Thank you. (Applause)
Discussion
So what is going to happen? I think those who are more lawyers are going to need more advice from doctors; that is definitely going to be the case. Whether they will be better coroners or not so good coroners we shall have to wait and see. But the idea is that coroners are definitely becoming more like judges; they take the judicial oath, they are trained by the Judicial College, which trains all judges; they are subject to the same complaints procedure now as all judges; more like judges.
If I can just come back to one point you have mentioned, which just comes across my mind, about the new legal qualification. The best sort of background now for a coroner might be somebody…. Well, one of the new coroners that was recently appointed, she was a nurse originally, which is good, but, even if she hadn’t been a nurse, her recent work had been as a solicitor doing clinical negligence work, so a mixture of law and medicine, a good mixture. So that is the sort of coroner we may be looking for, to come forward with a legal qualification.
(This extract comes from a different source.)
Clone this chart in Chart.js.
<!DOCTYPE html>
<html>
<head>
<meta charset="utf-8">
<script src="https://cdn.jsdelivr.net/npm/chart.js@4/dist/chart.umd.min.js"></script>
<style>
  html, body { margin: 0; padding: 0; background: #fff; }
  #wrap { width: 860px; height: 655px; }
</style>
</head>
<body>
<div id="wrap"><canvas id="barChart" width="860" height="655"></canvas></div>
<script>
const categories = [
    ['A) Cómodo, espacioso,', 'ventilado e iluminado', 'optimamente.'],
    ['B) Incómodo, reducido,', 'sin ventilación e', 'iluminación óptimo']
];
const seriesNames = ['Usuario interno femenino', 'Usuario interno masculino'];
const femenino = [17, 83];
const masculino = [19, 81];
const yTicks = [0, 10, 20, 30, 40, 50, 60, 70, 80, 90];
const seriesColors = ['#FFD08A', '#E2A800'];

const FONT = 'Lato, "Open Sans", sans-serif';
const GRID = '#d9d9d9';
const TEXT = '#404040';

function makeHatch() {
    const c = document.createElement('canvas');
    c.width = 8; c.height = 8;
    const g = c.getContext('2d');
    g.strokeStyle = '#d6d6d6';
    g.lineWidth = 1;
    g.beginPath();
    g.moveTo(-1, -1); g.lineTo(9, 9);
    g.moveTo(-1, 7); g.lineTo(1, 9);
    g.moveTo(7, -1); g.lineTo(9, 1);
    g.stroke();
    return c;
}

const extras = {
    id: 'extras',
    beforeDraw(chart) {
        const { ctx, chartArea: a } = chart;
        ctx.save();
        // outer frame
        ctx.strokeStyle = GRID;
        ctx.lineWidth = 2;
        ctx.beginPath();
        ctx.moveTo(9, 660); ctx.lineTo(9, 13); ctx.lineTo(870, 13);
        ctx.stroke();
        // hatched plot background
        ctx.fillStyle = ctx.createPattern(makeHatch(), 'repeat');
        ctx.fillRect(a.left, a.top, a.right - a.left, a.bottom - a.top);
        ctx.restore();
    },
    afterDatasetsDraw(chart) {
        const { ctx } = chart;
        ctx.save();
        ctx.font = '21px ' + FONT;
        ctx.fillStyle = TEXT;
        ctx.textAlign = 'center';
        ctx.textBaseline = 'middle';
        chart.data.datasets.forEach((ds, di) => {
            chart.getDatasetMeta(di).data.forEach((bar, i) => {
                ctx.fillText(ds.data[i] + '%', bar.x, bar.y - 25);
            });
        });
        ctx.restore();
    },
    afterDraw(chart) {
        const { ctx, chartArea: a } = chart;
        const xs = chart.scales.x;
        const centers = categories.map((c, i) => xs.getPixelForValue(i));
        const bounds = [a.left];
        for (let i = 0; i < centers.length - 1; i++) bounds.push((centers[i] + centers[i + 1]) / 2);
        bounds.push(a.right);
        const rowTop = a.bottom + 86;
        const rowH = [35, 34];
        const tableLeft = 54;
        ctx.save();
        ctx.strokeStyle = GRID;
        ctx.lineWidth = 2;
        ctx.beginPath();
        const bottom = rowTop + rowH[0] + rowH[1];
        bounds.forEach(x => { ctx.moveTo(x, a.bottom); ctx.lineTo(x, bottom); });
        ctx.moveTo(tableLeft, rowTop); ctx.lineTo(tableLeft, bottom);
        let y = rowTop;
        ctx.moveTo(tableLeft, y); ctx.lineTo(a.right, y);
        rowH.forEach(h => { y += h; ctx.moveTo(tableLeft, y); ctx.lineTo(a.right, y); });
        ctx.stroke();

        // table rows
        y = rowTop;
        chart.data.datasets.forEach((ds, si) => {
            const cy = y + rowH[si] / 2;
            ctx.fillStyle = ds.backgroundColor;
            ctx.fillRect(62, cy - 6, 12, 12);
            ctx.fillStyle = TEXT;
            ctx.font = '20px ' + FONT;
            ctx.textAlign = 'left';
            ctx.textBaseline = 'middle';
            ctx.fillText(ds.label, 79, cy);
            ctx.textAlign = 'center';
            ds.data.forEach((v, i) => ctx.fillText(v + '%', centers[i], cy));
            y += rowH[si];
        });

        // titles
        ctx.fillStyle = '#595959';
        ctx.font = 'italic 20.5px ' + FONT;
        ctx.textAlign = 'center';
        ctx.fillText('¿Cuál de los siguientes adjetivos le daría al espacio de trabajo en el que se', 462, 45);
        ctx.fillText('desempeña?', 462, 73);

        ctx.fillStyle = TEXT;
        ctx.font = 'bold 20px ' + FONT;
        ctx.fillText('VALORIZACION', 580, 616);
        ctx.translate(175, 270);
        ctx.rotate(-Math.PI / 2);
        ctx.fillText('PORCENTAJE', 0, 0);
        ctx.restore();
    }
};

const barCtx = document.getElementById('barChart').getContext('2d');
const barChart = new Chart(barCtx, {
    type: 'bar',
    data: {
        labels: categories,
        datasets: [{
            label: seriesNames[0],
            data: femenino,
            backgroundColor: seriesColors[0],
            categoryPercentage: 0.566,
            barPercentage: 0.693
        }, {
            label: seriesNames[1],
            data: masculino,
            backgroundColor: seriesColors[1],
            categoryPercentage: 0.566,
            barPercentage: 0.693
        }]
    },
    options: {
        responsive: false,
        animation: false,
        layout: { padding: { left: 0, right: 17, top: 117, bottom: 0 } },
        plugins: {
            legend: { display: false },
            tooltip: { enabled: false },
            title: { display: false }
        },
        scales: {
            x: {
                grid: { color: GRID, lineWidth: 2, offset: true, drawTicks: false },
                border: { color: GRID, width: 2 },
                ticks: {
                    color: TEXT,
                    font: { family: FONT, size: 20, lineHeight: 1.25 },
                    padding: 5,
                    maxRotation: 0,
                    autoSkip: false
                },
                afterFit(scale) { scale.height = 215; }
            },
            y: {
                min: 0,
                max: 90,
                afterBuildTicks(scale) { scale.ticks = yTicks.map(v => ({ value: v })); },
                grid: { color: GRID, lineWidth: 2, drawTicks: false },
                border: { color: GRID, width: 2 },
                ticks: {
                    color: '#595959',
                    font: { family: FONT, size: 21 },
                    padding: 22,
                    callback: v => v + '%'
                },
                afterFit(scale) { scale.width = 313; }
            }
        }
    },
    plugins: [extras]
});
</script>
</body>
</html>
Anyway, her suggestion was that the Registrars could collect the money. They already collect a little bit for the payment of the certificates. I said “Well, yes, that is very interesting.” There were a number of people round the table and I just said it was slightly unfortunate there wasn’t anybody here from the registration office. The Registrar General wasn’t there. Nobody was there to sort of talk about it. So that didn’t go very far. There is some talk at the moment about having something half-way. I don’t know the detail. It has been talked about a little bit, it’s called “medical examiner light”, slightly derogatorily, and there was supposed to be, and is still supposed to be, a consultation process about the system. It was due in March; it was due in June; it is due now; it has not come. They have appointed a – well, it is not quite clear actually whether he is temporary or provisional; there isn’t a word which goes with it – National Medical Examiner. Somebody has been appointed, but there was absolutely no fanfare about it. You couldn’t find it on the Department of Health website, you couldn’t find it anywhere, but I received a letter from him. So it is all very uncertain. Six months ago I would have said it’s going to die the death. Sorry, that is an unfortunate phrase to use in my line of work, but it was fading away. Then the Francis Report really kick-started it again, I think, and so there is a feeling that there should be something, but money is a problem. The latest I heard was maybe the Treasury might pay. It seems unlikely, but… (Laughter)
I don’t think that is the best way, not any more. So it can be done, but it is difficult with the lack of resources, it is difficult without a national scheme, but with good senior coroners working to build up a team it can be done, and effectively, and I can show you parts of the country where it does really work well, and that is what I am working towards.
You are an honorary member for the next year – we won’t ask you for a subscription – so, if you have time, we would be very happy to see you here. Thank you very much.
Footnotes
A meeting of the Society was held at the Medical Society of London, 11 Chandos Street, Cavendish Square, London, W1G 9EB, on Thursday, 17 October 2013. The President, Dr Martin Mansell, was in the Chair.